Before Cassano left for a late August cycling vacation in Germany and Austria, he suggested paying Goldman a “good faith” $300 million deposit. Goldman countered with a demand for a $450 million deposit, which Cassano agreed to provide on Aug. 10. In a side letter that same day, A.I.G. Financial Products and Goldman further stipulated that the $450 million did not resolve the collateral dispute between the two firms. The payment was a way for everyone to “chill out,” an A.I.G. executive wrote.

After Labor Day, Cassano said, he initiated a meeting with Michael Sherwood, co-chief executive of Goldman Sachs International — whom he described as being “a very practical guy” — to discuss how to resolve the ongoing collateral dispute. Cassano pointed out to Sherwood that something must have been amiss because Goldman’s original collateral call of $1.8 billion got reduced in two weeks time to $450 million. Cassano says that Sherwood admitted to him that Goldman’s bankers “didn’t cover ourselves in glory during this period.”

Things quieted between Goldman and A.I.G. Financial Products until Sept. 11, when Goldman asked for another $1.5 billion in collateral based on its marks. This was the beginning of the end.

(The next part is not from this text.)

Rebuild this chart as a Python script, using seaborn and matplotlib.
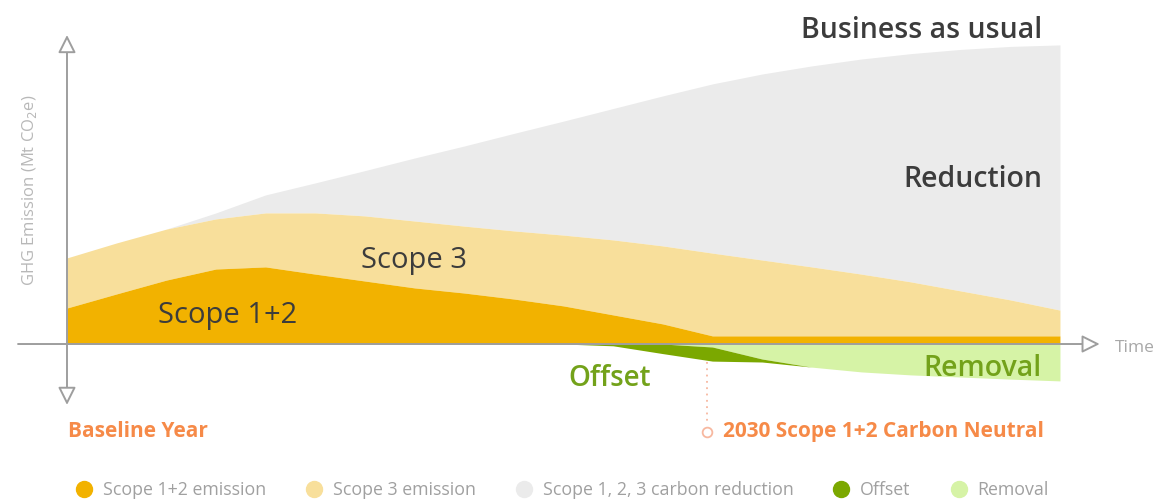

On Nov. 2, Cassano said, Sherwood gave him a “heads up” that Goldman was increasing its collateral call to $2.8 billion, in addition to the $450 million it already had. “We’re not going to pay that amount,” Cassano said he told Sherwood, and that the latter replied, “Yea, I didn’t think you would.” And, according to the crisis commission report, Cassano soon faced other problems: by Nov. 14, both Société Générale, a large French bank, and Merrill Lynch had asked the A.I.G. subsidiary to post collateral to them as well, in the amounts of $1.7 billion and $610 million, respectively, based largely on the Goldman precedent.

On Nov. 23, A.I.G. Financial Products agreed to give Goldman another $1.55 billion in collateral, bringing its total posted to $2 billion. Cassano told the crisis commission that he decided to make the payment “to avoid airing dirty laundry” in the market about the disputes. A week later, based on his firm’s calculations and other market input, Cassano phoned Sherwood and demanded the money back from Goldman. Cassano recalls that Sherwood said he would think about it — but the money was never returned.

The dispute continued into January. Cassano eventually spoke with David Viniar, Goldman’s chief financial officer, to try again to get the money back. “We may have been ahead of the market,” Cassano said Viniar told him, “but the market is coming our way.” Cassano was again incredulous, and wondered if Goldman was “driving the market” down to benefit the short position it had started taking in December 2006 against the mortgage market. “There is nothing trading,” Cassano said. “You can’t even trade by appointment.”

That was Cassano’s last conversation with Goldman. By March, he had been relieved of his executive duties and became a $1 million a month consultant until the government takeover of A.I.G. Over the years, A.I.G. Financial Products had paid him more than $300 million in compensation. The Goldman collateral calls continued until the bitter end, by which time it had been paid $12.9 billion and the government had poured some $40 billion into the financial products subsidiary as part of the overall rescue of A.I.G. Cassano told the commission that if he had not been relieved of his duties, he would have continued to dispute the collateral calls with Goldman rather than agree to pay them.

As the Financial Crisis Inquiry Commission report makes convincingly clear, Goldman has to finally admit publicly the important role its marks played in exacerbating the financial woes of its competitors. The other lesson is that these kinds of complex securities, and the derivatives tied to them, should in the future be traded on public exchanges, where prices can be far more easily agreed upon between buyers and sellers. The 2010 Dodd-Frank financial reform law calls for the latter, but it hasn’t happened yet. Contrary to the critics, the commission report is the strongest argument we have to get those regulators moving.